RAW DATA >>
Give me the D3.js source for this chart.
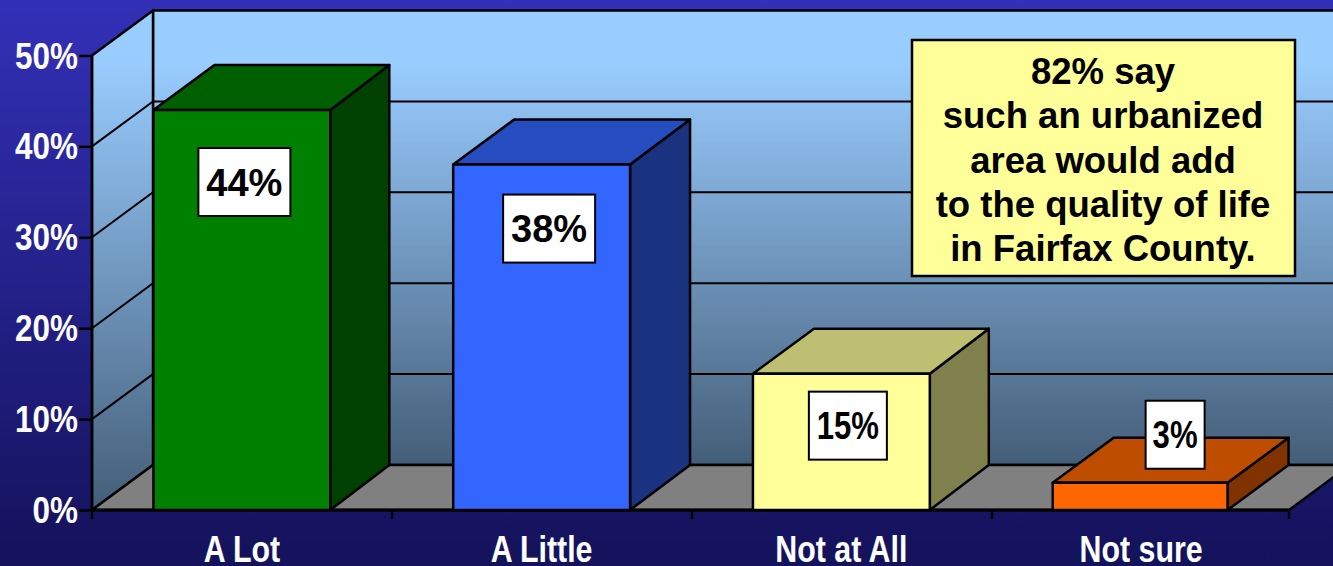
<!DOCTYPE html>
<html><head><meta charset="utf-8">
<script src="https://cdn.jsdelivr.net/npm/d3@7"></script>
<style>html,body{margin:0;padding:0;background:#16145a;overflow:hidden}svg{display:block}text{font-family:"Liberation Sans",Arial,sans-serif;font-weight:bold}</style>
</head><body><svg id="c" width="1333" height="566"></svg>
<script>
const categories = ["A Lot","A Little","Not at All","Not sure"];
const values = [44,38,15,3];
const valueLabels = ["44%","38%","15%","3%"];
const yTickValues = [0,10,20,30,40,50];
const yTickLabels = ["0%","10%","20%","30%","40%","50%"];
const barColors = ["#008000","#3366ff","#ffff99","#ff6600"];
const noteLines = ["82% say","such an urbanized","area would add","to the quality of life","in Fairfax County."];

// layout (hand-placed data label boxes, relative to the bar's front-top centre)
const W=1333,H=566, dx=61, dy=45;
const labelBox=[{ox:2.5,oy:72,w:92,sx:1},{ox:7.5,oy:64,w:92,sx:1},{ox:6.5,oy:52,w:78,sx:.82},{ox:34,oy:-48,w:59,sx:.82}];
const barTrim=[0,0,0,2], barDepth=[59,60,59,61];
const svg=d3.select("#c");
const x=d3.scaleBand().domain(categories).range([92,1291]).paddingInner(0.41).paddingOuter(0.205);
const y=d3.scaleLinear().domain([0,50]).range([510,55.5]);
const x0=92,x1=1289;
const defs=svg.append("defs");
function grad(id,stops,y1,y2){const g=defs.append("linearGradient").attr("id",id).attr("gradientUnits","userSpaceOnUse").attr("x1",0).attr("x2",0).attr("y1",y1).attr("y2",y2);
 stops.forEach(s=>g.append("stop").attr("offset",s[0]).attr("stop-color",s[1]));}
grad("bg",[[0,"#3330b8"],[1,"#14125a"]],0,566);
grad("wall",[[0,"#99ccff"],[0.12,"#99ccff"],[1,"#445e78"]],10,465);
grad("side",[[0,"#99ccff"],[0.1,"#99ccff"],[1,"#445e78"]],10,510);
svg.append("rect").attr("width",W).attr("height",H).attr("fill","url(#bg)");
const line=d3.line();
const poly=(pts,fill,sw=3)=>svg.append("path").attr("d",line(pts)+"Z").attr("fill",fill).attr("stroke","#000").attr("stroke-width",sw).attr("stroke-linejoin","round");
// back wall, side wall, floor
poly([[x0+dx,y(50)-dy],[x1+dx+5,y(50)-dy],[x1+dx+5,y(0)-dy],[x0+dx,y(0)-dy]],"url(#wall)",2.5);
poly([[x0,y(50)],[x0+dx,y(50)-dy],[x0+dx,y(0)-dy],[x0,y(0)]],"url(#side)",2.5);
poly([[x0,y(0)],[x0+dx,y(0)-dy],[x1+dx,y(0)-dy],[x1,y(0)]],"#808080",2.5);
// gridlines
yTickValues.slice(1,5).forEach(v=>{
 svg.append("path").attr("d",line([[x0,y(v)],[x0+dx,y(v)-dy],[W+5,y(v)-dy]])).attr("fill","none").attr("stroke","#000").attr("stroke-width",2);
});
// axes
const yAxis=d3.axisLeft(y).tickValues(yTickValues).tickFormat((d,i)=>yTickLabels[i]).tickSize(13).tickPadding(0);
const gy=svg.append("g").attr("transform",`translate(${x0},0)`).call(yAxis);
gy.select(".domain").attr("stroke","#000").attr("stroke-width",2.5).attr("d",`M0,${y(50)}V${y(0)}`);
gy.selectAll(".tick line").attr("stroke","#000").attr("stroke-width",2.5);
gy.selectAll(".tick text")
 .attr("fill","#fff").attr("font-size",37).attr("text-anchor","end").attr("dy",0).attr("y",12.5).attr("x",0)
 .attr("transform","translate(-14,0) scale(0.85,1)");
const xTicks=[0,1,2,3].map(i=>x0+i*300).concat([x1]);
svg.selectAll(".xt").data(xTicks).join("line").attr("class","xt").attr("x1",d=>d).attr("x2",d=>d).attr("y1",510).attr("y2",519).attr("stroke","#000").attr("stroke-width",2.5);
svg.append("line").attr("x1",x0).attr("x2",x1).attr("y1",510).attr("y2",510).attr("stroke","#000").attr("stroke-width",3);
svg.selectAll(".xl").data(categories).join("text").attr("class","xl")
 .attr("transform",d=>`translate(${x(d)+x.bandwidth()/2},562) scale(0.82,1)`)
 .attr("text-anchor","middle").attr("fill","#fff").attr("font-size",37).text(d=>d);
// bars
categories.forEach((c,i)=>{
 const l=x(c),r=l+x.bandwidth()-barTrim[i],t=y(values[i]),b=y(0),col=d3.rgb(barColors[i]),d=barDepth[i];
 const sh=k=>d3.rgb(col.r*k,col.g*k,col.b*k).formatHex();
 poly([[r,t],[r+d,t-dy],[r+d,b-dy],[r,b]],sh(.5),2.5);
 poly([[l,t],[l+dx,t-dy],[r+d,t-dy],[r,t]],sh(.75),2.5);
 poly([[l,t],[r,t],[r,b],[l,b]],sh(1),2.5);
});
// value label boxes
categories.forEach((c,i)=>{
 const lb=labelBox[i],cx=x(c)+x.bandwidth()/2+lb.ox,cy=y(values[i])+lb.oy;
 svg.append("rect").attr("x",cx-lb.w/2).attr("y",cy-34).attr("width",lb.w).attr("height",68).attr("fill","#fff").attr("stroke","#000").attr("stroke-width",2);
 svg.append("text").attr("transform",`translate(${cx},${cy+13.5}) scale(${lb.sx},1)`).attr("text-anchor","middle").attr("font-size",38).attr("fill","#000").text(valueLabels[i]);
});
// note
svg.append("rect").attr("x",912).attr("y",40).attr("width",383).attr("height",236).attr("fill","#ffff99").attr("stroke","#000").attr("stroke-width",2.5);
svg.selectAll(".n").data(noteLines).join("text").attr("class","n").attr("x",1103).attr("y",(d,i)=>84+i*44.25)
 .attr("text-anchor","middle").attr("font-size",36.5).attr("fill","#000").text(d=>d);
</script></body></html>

SET PROBLEM >> Quote the material in full and exactly; do not carry over its pictures.

FULL RESPONSE >>
Give me the D3.js source for this chart.
<!DOCTYPE html>
<html><head><meta charset="utf-8">
<script src="https://cdn.jsdelivr.net/npm/d3@7"></script>
<style>html,body{margin:0;padding:0;background:#16145a;overflow:hidden}svg{display:block}text{font-family:"Liberation Sans",Arial,sans-serif;font-weight:bold}</style>
</head><body><svg id="c" width="1333" height="566"></svg>
<script>
const categories = ["A Lot","A Little","Not at All","Not sure"];
const values = [44,38,15,3];
const valueLabels = ["44%","38%","15%","3%"];
const yTickValues = [0,10,20,30,40,50];
const yTickLabels = ["0%","10%","20%","30%","40%","50%"];
const barColors = ["#008000","#3366ff","#ffff99","#ff6600"];
const noteLines = ["82% say","such an urbanized","area would add","to the quality of life","in Fairfax County."];

// layout (hand-placed data label boxes, relative to the bar's front-top centre)
const W=1333,H=566, dx=61, dy=45;
const labelBox=[{ox:2.5,oy:72,w:92,sx:1},{ox:7.5,oy:64,w:92,sx:1},{ox:6.5,oy:52,w:78,sx:.82},{ox:34,oy:-48,w:59,sx:.82}];
const barTrim=[0,0,0,2], barDepth=[59,60,59,61];
const svg=d3.select("#c");
const x=d3.scaleBand().domain(categories).range([92,1291]).paddingInner(0.41).paddingOuter(0.205);
const y=d3.scaleLinear().domain([0,50]).range([510,55.5]);
const x0=92,x1=1289;
const defs=svg.append("defs");
function grad(id,stops,y1,y2){const g=defs.append("linearGradient").attr("id",id).attr("gradientUnits","userSpaceOnUse").attr("x1",0).attr("x2",0).attr("y1",y1).attr("y2",y2);
 stops.forEach(s=>g.append("stop").attr("offset",s[0]).attr("stop-color",s[1]));}
grad("bg",[[0,"#3330b8"],[1,"#14125a"]],0,566);
grad("wall",[[0,"#99ccff"],[0.12,"#99ccff"],[1,"#445e78"]],10,465);
grad("side",[[0,"#99ccff"],[0.1,"#99ccff"],[1,"#445e78"]],10,510);
svg.append("rect").attr("width",W).attr("height",H).attr("fill","url(#bg)");
const line=d3.line();
const poly=(pts,fill,sw=3)=>svg.append("path").attr("d",line(pts)+"Z").attr("fill",fill).attr("stroke","#000").attr("stroke-width",sw).attr("stroke-linejoin","round");
// back wall, side wall, floor
poly([[x0+dx,y(50)-dy],[x1+dx+5,y(50)-dy],[x1+dx+5,y(0)-dy],[x0+dx,y(0)-dy]],"url(#wall)",2.5);
poly([[x0,y(50)],[x0+dx,y(50)-dy],[x0+dx,y(0)-dy],[x0,y(0)]],"url(#side)",2.5);
poly([[x0,y(0)],[x0+dx,y(0)-dy],[x1+dx,y(0)-dy],[x1,y(0)]],"#808080",2.5);
// gridlines
yTickValues.slice(1,5).forEach(v=>{
 svg.append("path").attr("d",line([[x0,y(v)],[x0+dx,y(v)-dy],[W+5,y(v)-dy]])).attr("fill","none").attr("stroke","#000").attr("stroke-width",2);
});
// axes
const yAxis=d3.axisLeft(y).tickValues(yTickValues).tickFormat((d,i)=>yTickLabels[i]).tickSize(13).tickPadding(0);
const gy=svg.append("g").attr("transform",`translate(${x0},0)`).call(yAxis);
gy.select(".domain").attr("stroke","#000").attr("stroke-width",2.5).attr("d",`M0,${y(50)}V${y(0)}`);
gy.selectAll(".tick line").attr("stroke","#000").attr("stroke-width",2.5);
gy.selectAll(".tick text")
 .attr("fill","#fff").attr("font-size",37).attr("text-anchor","end").attr("dy",0).attr("y",12.5).attr("x",0)
 .attr("transform","translate(-14,0) scale(0.85,1)");
const xTicks=[0,1,2,3].map(i=>x0+i*300).concat([x1]);
svg.selectAll(".xt").data(xTicks).join("line").attr("class","xt").attr("x1",d=>d).attr("x2",d=>d).attr("y1",510).attr("y2",519).attr("stroke","#000").attr("stroke-width",2.5);
svg.append("line").attr("x1",x0).attr("x2",x1).attr("y1",510).attr("y2",510).attr("stroke","#000").attr("stroke-width",3);
svg.selectAll(".xl").data(categories).join("text").attr("class","xl")
 .attr("transform",d=>`translate(${x(d)+x.bandwidth()/2},562) scale(0.82,1)`)
 .attr("text-anchor","middle").attr("fill","#fff").attr("font-size",37).text(d=>d);
// bars
categories.forEach((c,i)=>{
 const l=x(c),r=l+x.bandwidth()-barTrim[i],t=y(values[i]),b=y(0),col=d3.rgb(barColors[i]),d=barDepth[i];
 const sh=k=>d3.rgb(col.r*k,col.g*k,col.b*k).formatHex();
 poly([[r,t],[r+d,t-dy],[r+d,b-dy],[r,b]],sh(.5),2.5);
 poly([[l,t],[l+dx,t-dy],[r+d,t-dy],[r,t]],sh(.75),2.5);
 poly([[l,t],[r,t],[r,b],[l,b]],sh(1),2.5);
});
// value label boxes
categories.forEach((c,i)=>{
 const lb=labelBox[i],cx=x(c)+x.bandwidth()/2+lb.ox,cy=y(values[i])+lb.oy;
 svg.append("rect").attr("x",cx-lb.w/2).attr("y",cy-34).attr("width",lb.w).attr("height",68).attr("fill","#fff").attr("stroke","#000").attr("stroke-width",2);
 svg.append("text").attr("transform",`translate(${cx},${cy+13.5}) scale(${lb.sx},1)`).attr("text-anchor","middle").attr("font-size",38).attr("fill","#000").text(valueLabels[i]);
});
// note
svg.append("rect").attr("x",912).attr("y",40).attr("width",383).attr("height",236).attr("fill","#ffff99").attr("stroke","#000").attr("stroke-width",2.5);
svg.selectAll(".n").data(noteLines).join("text").attr("class","n").attr("x",1103).attr("y",(d,i)=>84+i*44.25)
 .attr("text-anchor","middle").attr("font-size",36.5).attr("fill","#000").text(d=>d);
</script></body></html>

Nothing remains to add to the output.